The college is an anachronism, adopted when the nation was rural. Mail took weeks. Election by popular vote would have been hard.
Mr. Wolferman mentioned the tie in the Electoral College in 1800. (This constitutional oversight or error was corrected by the 12th Amendment.)
In 1824, Andrew Jackson won the popular vote and electoral votes but lost in the House of Representatives to John Quincy Adams because Henry Clay, also a candidate, had his own presidential ambitions.
In 1876, an electoral commission (not in the Constitution) chose Rutherford B. Hayes. Samuel Tilden had 203 electoral votes and a 250,000 popular-vote majority until Republicans used political machinery to invalidate Democratic ballots and choose their own electors.
The election of 2000 doesn't come close to the corruption of 1876.
Mr. Wolferman implied the Electoral College makes presidential candidates campaign throughout the country. Nonsense, candidates spend nearly all their time in states that have big electoral votes and may have a close election.
Could these messes occur again? Of course, regardless of how we choose the president. In a popular vote, a ballot in North Carolina would have the same value as one in South Dakota. It doesn't now.

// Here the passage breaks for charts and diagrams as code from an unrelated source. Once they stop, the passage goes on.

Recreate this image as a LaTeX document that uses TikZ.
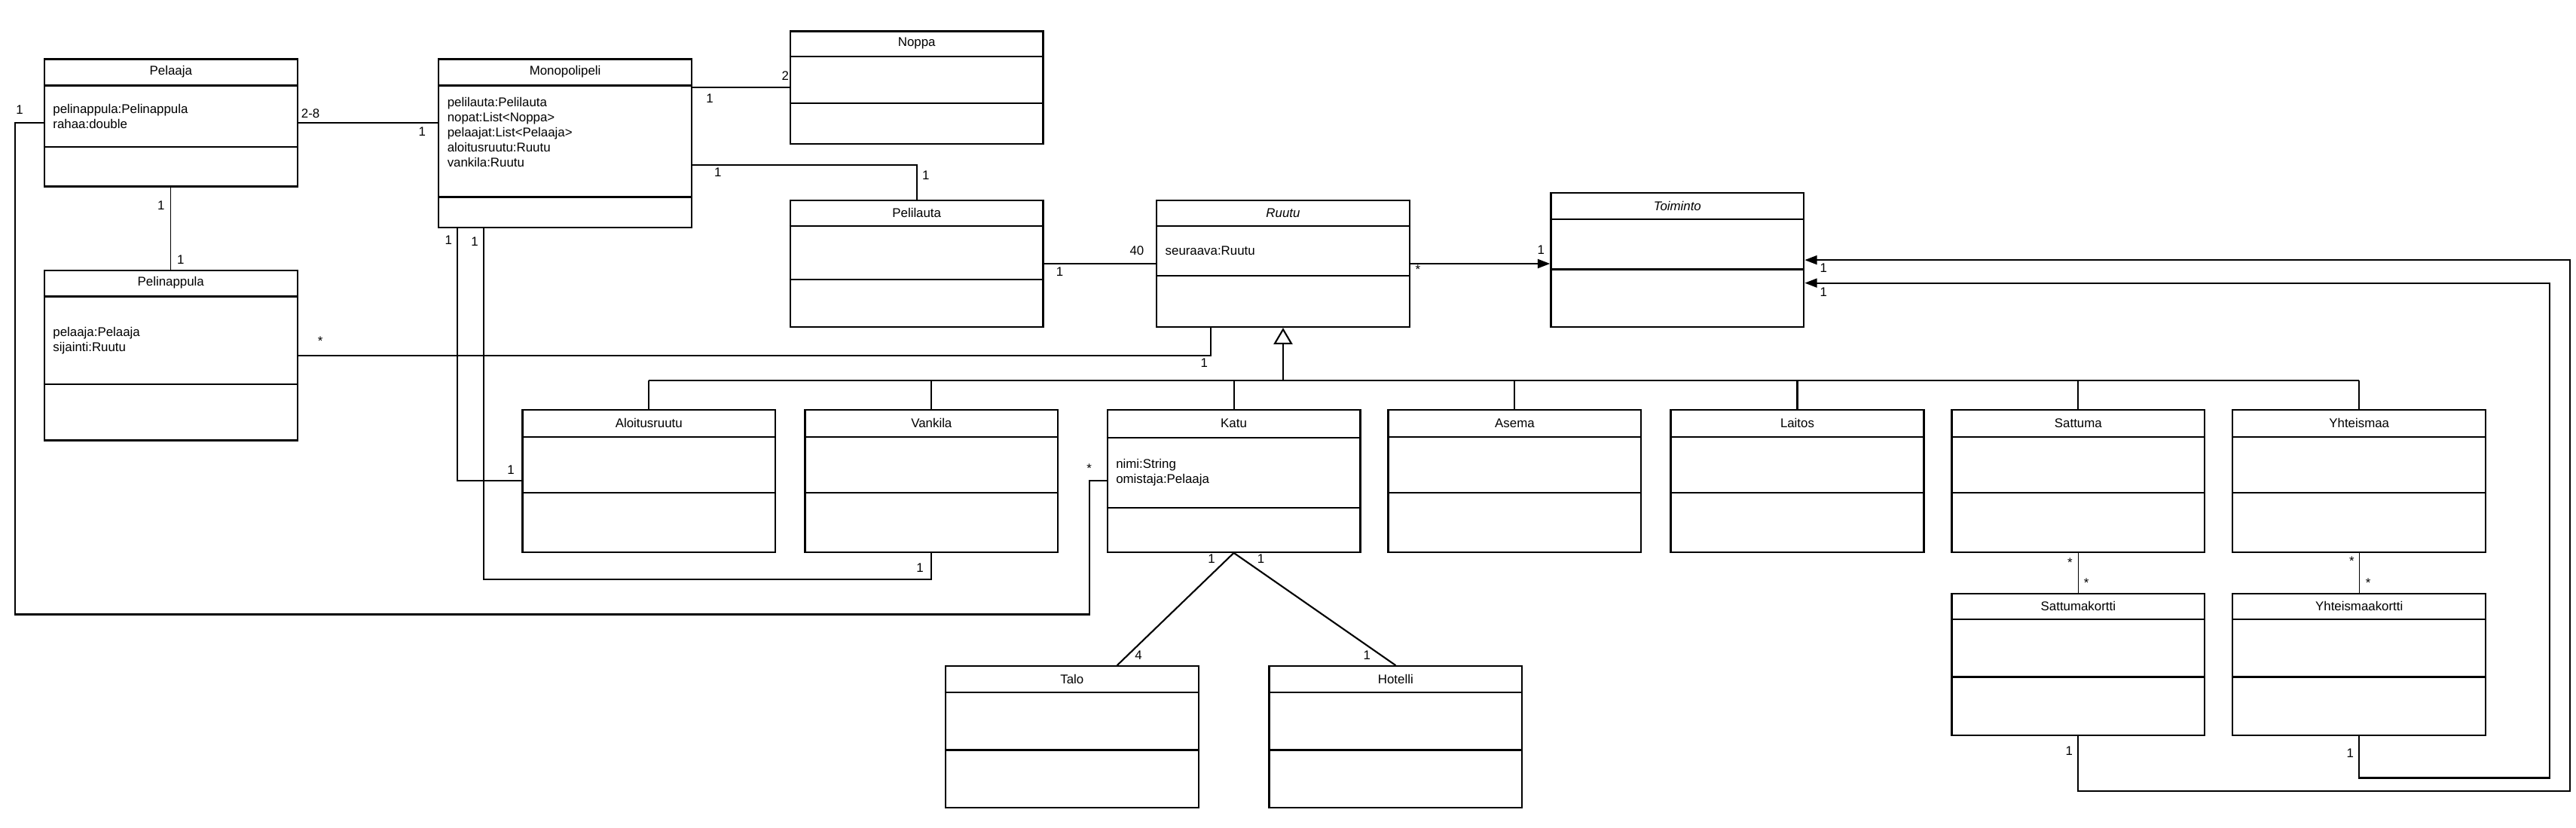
\documentclass[tikz,border=0pt]{standalone}
\usepackage{fontspec}
\setmainfont{Liberation Sans}
\usetikzlibrary{arrows.meta,positioning,calc}
\tikzset{
  classbox/.style={draw=black, line width=0.6pt, minimum width=3.08cm, inner sep=0pt, fill=white},
  classrule/.style={line width=0.6pt},
  classname/.style={inner sep=0pt, anchor=center},
  classattr/.style={inner sep=0pt, anchor=west, align=left},
  assoc/.style={line width=0.55pt},
  assocthin/.style={line width=0.35pt},
  navline/.style={-{Triangle[length=1.5mm,width=1.1mm]}, line width=0.55pt},
  genline/.style={-{Triangle[open,length=2mm,width=2.3mm]}, line width=0.55pt},
  mult/.style={inner sep=0pt}
}
% name, x, top, height, header rule, ops rule, title, attributes
\newcommand{\umlclass}[8]{%
  \node[classbox, minimum height=#4cm, anchor=north] (#1) at (#2,#3) {};
  \draw[classrule] ([yshift=-#5cm]#1.north west) -- ([yshift=-#5cm]#1.north east);
  \draw[classrule] ([yshift=-#6cm]#1.north west) -- ([yshift=-#6cm]#1.north east);
  \node[classname] (#1-name) at ([yshift=-0.5*#5cm]#1.north) {#7};
  \node[classattr] (#1-attr) at ([xshift=0.11cm, yshift=-0.5*#5cm-0.5*#6cm]#1.north west) {#8};
}

\begin{document}
\begin{tikzpicture}[every node/.style={font=\fontsize{4.4}{5.2}\selectfont}]
  \path[use as bounding box, fill=white] (0,0) rectangle (31.36,10.08);

  % classes
  \umlclass{pelaaja}{2.08}{9.37}{1.55}{0.33}{1.08}{Pelaaja}{pelinappula:Pelinappula\\rahaa:double}
  \umlclass{mono}{6.88}{9.37}{2.05}{0.33}{1.69}{Monopolipeli}{}
  \node[classattr] (mono-attrlist) at ([xshift=0.11cm, yshift=-0.90cm]mono.north west)
    {pelilauta:Pelilauta\\nopat:List<Noppa>\\pelaajat:List<Pelaaja>\\aloitusruutu:Ruutu\\vankila:Ruutu};
  \umlclass{noppa}{11.16}{9.71}{1.37}{0.32}{0.89}{Noppa}{}
  \umlclass{pelilauta}{11.16}{7.65}{1.54}{0.32}{0.97}{Pelilauta}{}
  \umlclass{ruutu}{15.62}{7.65}{1.54}{0.32}{0.93}{\textit{Ruutu}}{seuraava:Ruutu}
  \umlclass{toiminto}{20.42}{7.74}{1.63}{0.33}{0.94}{\textit{Toiminto}}{}
  \umlclass{pelinappula}{2.08}{6.80}{2.07}{0.33}{1.40}{Pelinappula}{pelaaja:Pelaaja\\sijainti:Ruutu}

  \umlclass{aloitus}{7.90}{5.10}{1.73}{0.34}{1.02}{Aloitusruutu}{}
  \umlclass{vankila}{11.34}{5.10}{1.73}{0.34}{1.02}{Vankila}{}
  \umlclass{katu}{15.02}{5.10}{1.73}{0.35}{1.20}{Katu}{nimi:String\\omistaja:Pelaaja}
  \umlclass{asema}{18.44}{5.10}{1.73}{0.34}{1.02}{Asema}{}
  \umlclass{laitos}{21.88}{5.10}{1.73}{0.34}{1.02}{Laitos}{}
  \umlclass{sattuma}{25.30}{5.10}{1.73}{0.34}{1.02}{Sattuma}{}
  \umlclass{yhteis}{28.72}{5.10}{1.73}{0.34}{1.02}{Yhteismaa}{}

  \umlclass{sattumak}{25.30}{2.86}{1.72}{0.32}{1.02}{Sattumakortti}{}
  \umlclass{yhteisk}{28.72}{2.86}{1.72}{0.32}{1.02}{Yhteismaakortti}{}
  \umlclass{talo}{13.05}{1.98}{1.72}{0.33}{1.03}{Talo}{}
  \umlclass{hotelli}{16.99}{1.98}{1.72}{0.33}{1.03}{Hotelli}{}

  % loop coordinates
  \coordinate (ploopA) at (0.18,2.60);
  \coordinate (ploopB) at (13.26,2.60);
  \coordinate (vloop) at (5.90,3.03);
  \coordinate (sloop) at (31.29,0.45);
  \coordinate (yloop) at (31.04,0.61);
  \coordinate (bus) at (15.62,5.45);

  % associations
  \draw[assoc] (pelaaja.east) -- (pelaaja.east -| mono.west);
  \draw[assoc] (pelaaja.west) -| (ploopA) -- (ploopB) |- (katu.west);
  \draw[assocthin] (pelaaja.south) -- (pelinappula.north);
  \draw[assoc] (noppa.west -| mono.east) -- (noppa.west);
  \draw[assoc] ([yshift=-0.26cm]mono.east) -| (pelilauta.north);
  \draw[assoc] ([xshift=0.24cm]mono.south west) |- (aloitus.west);
  \draw[assoc] ([xshift=0.56cm]mono.south west) |- (vloop) -| (vankila.south);
  \draw[assoc] (pelilauta.east) -- (ruutu.west);
  \draw[navline] (ruutu.east) -- (ruutu.east -| toiminto.west);
  \draw[assoc] (pelinappula.east) -| ([xshift=-0.88cm]ruutu.south);
  \draw[assoc] (katu.south) -- ([xshift=0.55cm]talo.north);
  \draw[assoc] (katu.south) -- (hotelli.north);
  \draw[assocthin] (sattuma.south) -- (sattumak.north);
  \draw[assocthin] (yhteis.south) -- (yhteisk.north);
  \draw[navline] (sattumak.south) |- (sloop) |- (toiminto.east);
  \draw[navline] (yhteisk.south) |- (yloop) |- ([yshift=-0.28cm]toiminto.east);

  % generalization
  \draw[assoc] (aloitus.north |- bus) -- (yhteis.north |- bus);
  \foreach \sub in {aloitus,vankila,katu,asema,laitos,sattuma,yhteis}
    \draw[assoc] (\sub.north) -- (\sub.north |- bus);
  \draw[genline] (bus) -- (ruutu.south);

  % multiplicities
  \node[mult] (m-pm-a) at (3.78,8.70) {2-8};
  \node[mult] (m-pm-b) at (5.14,8.48) {1};
  \node[mult] (m-pk-a) at (0.24,8.74) {1};
  \node[mult] (m-pk-b) at (13.26,4.38) {*};
  \node[mult] (m-pp-a) at (1.96,7.58) {1};
  \node[mult] (m-pp-b) at (2.20,6.92) {1};
  \node[mult] (m-mn-a) at (8.64,8.88) {1};
  \node[mult] (m-mn-b) at (9.56,9.16) {2};
  \node[mult] (m-ml-a) at (8.74,7.98) {1};
  \node[mult] (m-ml-b) at (11.27,7.95) {1};
  \node[mult] (m-ma-a) at (5.46,7.16) {1};
  \node[mult] (m-ma-b) at (6.22,4.36) {1};
  \node[mult] (m-mv-a) at (5.78,7.14) {1};
  \node[mult] (m-mv-b) at (11.20,3.17) {1};
  \node[mult] (m-lr-a) at (12.90,6.77) {1};
  \node[mult] (m-lr-b) at (13.84,7.03) {40};
  \node[mult] (m-rt-a) at (17.26,6.80) {*};
  \node[mult] (m-rt-b) at (18.76,7.04) {1};
  \node[mult] (m-nr-a) at (3.90,5.93) {*};
  \node[mult] (m-nr-b) at (14.66,5.66) {1};
  \node[mult] (m-kt-a) at (14.75,3.28) {1};
  \node[mult] (m-kt-b) at (13.86,2.10) {4};
  \node[mult] (m-kh-a) at (15.35,3.28) {1};
  \node[mult] (m-kh-b) at (16.64,2.10) {1};
  \node[mult] (m-ss-a) at (25.20,3.23) {*};
  \node[mult] (m-ss-b) at (25.40,2.98) {*};
  \node[mult] (m-yy-a) at (28.63,3.25) {*};
  \node[mult] (m-yy-b) at (28.83,2.98) {*};
  \node[mult] (m-st-a) at (25.19,0.94) {1};
  \node[mult] (m-st-b) at (22.20,6.82) {1};
  \node[mult] (m-yt-a) at (28.61,0.91) {1};
  \node[mult] (m-yt-b) at (22.20,6.52) {1};
\end{tikzpicture}
\end{document}
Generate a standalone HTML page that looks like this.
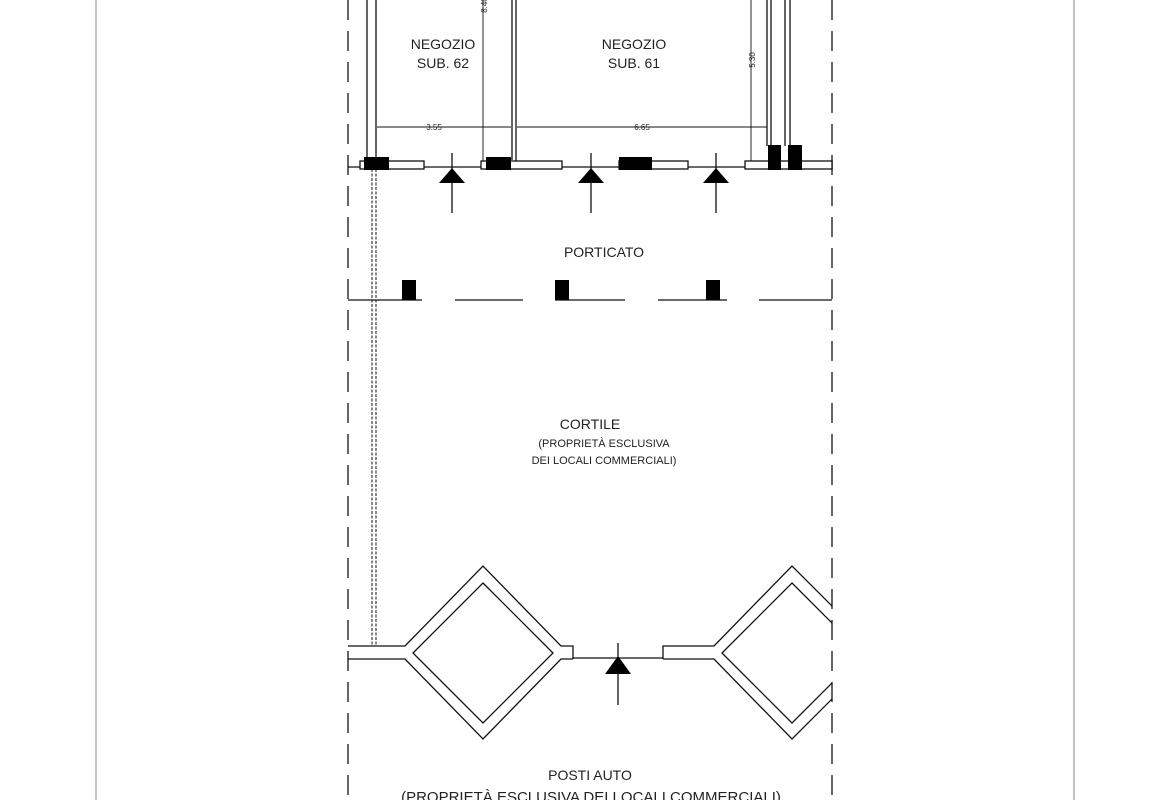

Electors in many states are free to vote for whomever they please.
The solution? An amendment to abolish the Electoral College and establish a procedure for electing our president by popular vote.
Turmoil of recounts, runoffs, and finding a majority could be avoided by simply having voters rank all candidates.
Meanwhile, the idea of states waiting to see who wins the popular vote, and then casting that state's electoral votes for the winning candidate doesn't seem so "stupid" (Wolferman's word).
Consider the alternative we have now.